===== DATA SECTION =====
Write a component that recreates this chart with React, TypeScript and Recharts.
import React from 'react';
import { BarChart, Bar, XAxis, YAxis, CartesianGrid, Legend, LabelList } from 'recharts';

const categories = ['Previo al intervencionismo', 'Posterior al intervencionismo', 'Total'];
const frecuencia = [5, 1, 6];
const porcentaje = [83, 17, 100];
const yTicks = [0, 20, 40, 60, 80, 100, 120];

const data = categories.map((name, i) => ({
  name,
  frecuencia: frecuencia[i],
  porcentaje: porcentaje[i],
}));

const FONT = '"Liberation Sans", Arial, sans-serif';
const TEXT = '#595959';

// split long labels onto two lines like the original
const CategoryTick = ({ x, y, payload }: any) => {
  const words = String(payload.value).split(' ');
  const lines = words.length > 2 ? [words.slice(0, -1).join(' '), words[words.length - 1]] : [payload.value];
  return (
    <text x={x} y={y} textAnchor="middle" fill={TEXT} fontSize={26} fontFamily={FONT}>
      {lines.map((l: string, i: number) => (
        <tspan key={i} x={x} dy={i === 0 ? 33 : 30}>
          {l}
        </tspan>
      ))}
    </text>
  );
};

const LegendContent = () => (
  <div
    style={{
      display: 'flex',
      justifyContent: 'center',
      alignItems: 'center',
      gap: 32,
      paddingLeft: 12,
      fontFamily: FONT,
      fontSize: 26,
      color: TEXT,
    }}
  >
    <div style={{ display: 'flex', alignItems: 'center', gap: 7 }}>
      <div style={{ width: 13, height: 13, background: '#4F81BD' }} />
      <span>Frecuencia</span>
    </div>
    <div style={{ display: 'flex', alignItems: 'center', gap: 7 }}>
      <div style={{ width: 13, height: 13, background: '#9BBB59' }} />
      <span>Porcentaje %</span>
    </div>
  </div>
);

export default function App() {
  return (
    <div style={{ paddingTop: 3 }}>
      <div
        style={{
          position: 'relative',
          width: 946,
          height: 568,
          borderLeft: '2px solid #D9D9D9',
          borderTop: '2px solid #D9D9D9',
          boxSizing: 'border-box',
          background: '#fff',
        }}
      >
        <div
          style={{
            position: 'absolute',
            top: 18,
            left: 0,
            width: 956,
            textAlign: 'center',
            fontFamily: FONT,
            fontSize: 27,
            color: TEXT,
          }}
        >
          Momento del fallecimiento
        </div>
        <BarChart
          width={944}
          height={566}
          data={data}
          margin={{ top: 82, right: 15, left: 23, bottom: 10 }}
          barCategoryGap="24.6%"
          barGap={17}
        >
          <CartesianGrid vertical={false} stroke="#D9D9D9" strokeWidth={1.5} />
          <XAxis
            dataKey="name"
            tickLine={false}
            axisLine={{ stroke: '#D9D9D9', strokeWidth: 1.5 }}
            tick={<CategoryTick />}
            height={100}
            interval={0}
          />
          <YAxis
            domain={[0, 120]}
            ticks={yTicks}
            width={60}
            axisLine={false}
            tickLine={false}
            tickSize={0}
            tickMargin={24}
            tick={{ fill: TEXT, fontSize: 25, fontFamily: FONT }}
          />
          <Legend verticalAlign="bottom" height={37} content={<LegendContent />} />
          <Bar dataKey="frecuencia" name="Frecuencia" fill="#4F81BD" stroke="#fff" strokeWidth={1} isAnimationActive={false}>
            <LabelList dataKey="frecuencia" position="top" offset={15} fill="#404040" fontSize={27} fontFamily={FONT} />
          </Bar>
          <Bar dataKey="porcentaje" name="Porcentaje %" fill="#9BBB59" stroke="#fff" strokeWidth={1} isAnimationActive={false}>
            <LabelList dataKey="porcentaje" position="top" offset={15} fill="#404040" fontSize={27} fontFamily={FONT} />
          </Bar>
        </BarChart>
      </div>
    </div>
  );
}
=====
From the top of the listing above, restate each line word for word up to and including the line with "const yTicks = [0, 20, 40, 60, 80, 100, 120];"; add nothing else.

Write a component that recreates this chart with React, TypeScript and Recharts.
import React from 'react';
import { BarChart, Bar, XAxis, YAxis, CartesianGrid, Legend, LabelList } from 'recharts';

const categories = ['Previo al intervencionismo', 'Posterior al intervencionismo', 'Total'];
const frecuencia = [5, 1, 6];
const porcentaje = [83, 17, 100];
const yTicks = [0, 20, 40, 60, 80, 100, 120];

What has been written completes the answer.